MapReduce takes its name from two concepts in functional programming. Map takes a function and a list of inputs and then applies that function to each of the inputs in turn, producing another list with all the results. Reduce works by taking a list of inputs (or a data structure of some sort) and then combining the inputs in a specified manner, returning the final combined value. It’s easy to see how this paradigm can be applied to searching or sorting. Map would search small chunks of the given data (in parallel) and Reduce would then combine the various results back together into a single output for the user.

But it’s not just searching or sorting that can use the map-reduce approach. Whenever you have to apply an operation over and over again to multiple independent inputs and then combine the results into a single unified result, you can use some implementation of map-reduce. Things get difficult if you have dependencies between the inputs, and it’s these dependencies that make parallel programming difficult.

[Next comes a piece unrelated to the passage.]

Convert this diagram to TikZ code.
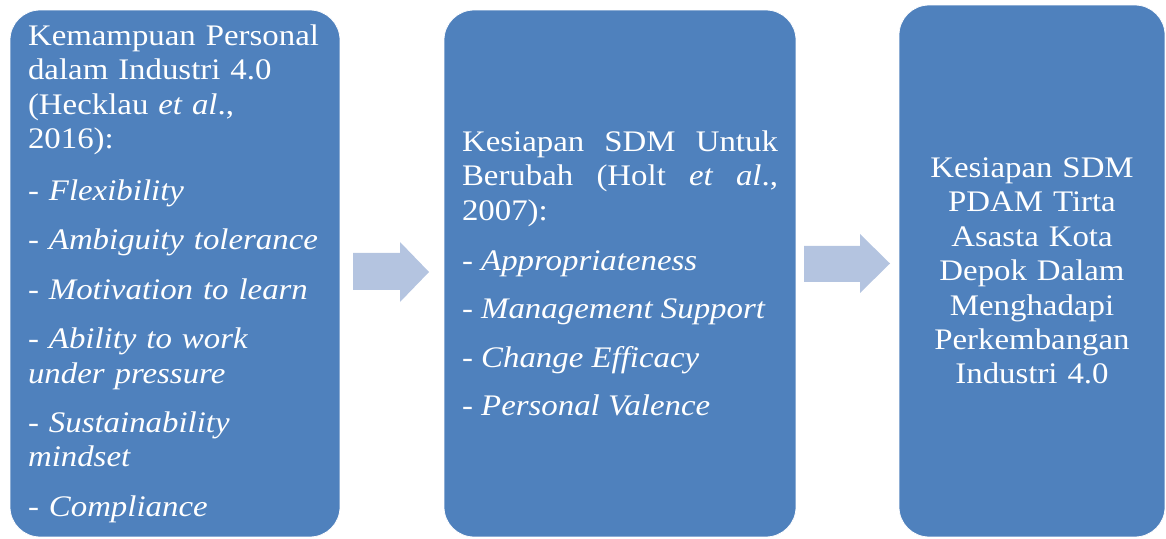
\documentclass[tikz,border=0pt]{standalone}
\usepackage{fontspec}
\setmainfont[FakeStretch=1.1]{Liberation Serif}
\definecolor{birutua}{RGB}{79,129,189}
\definecolor{birumuda}{RGB}{180,196,224}
\begin{document}
\begin{tikzpicture}[x=0.02cm,y=0.02cm,
    blok/.style={fill=birutua, draw=white, rounded corners=0.6cm, text=white,
        inner sep=0pt, font=\fontsize{17}{19.6}\selectfont},
    panah/.style={fill=birumuda}]
    \useasboundingbox (0,0) rectangle (1166,538);
    \node[blok, minimum width=6.6cm, minimum height=10.54cm, text width=5.88cm, align=left] (personal) at (175,264.5)
        {Kemampuan Personal\\ dalam Industri 4.0\\ (Hecklau \textit{et al}.,\\ 2016):\\[10pt]
         - \textit{Flexibility}\\[8.5pt] - \textit{Ambiguity tolerance}\\[8.5pt] - \textit{Motivation to learn}\\[8.5pt]
         - \textit{Ability to work}\\ \textit{under pressure}\\[8.5pt] - \textit{Sustainability}\\ \textit{mindset}\\[8.5pt]
         - \textit{Compliance}};
    \node[blok, minimum width=7.04cm, minimum height=10.54cm, text width=6.32cm, align=justify] (berubah) at (620,264.5)
        {Kesiapan SDM Untuk\linebreak Berubah (Holt \textit{et al}.,\linebreak 2007):\\[9pt]
         - \textit{Appropriateness}\\[8pt] - \textit{Management Support}\\[8pt] - \textit{Change Efficacy}\\[8pt]
         - \textit{Personal Valence}};
    \node[blok, minimum width=5.32cm, minimum height=10.64cm, text width=4.8cm, align=center] (pdam) at (1032,267)
        {Kesiapan SDM\\ PDAM Tirta\\ Asasta Kota\\ Depok Dalam\\ Menghadapi\\ Perkembangan\\ Industri 4.0};
    \fill[panah] (353,248) -- (400,248) -- (400,236) -- (429,266) -- (400,296) -- (400,285) -- (353,285) -- cycle;
    \fill[panah] (804,256) -- (860,256) -- (860,245) -- (890,274.5) -- (860,304) -- (860,292) -- (804,292) -- cycle;
\end{tikzpicture}
\end{document}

So now that I’ve told you about the wonders of MapReduce, you want to go play. That’s understandable, but you’re probably not in charge of one of Google’s data centers and so don’t have direct access to Google’s powerful MapReduce infrastructure. So what do you do? Well let me introduce Hadoop: Hadoop is an open-source implementation of MapReduce in Java designed to make it easy to break down large scale data processing into multiple small chunks for parallel processing. It implements a distributed file system to spread out data over multiple nodes (with a certain amount of redundancy) and processing data chunks in place before combining them back. It’s currently been run on clusters with up to 2000 nodes. Hadoop might not be as powerful as Google’s MapReduce, (after all Google has deep control over both the hardware and software and can fine tune for maximum performance) but it will get the job done. So what are you waiting for? Go find some reasonable gigantic data processing problem and MapReduce it into insignificance.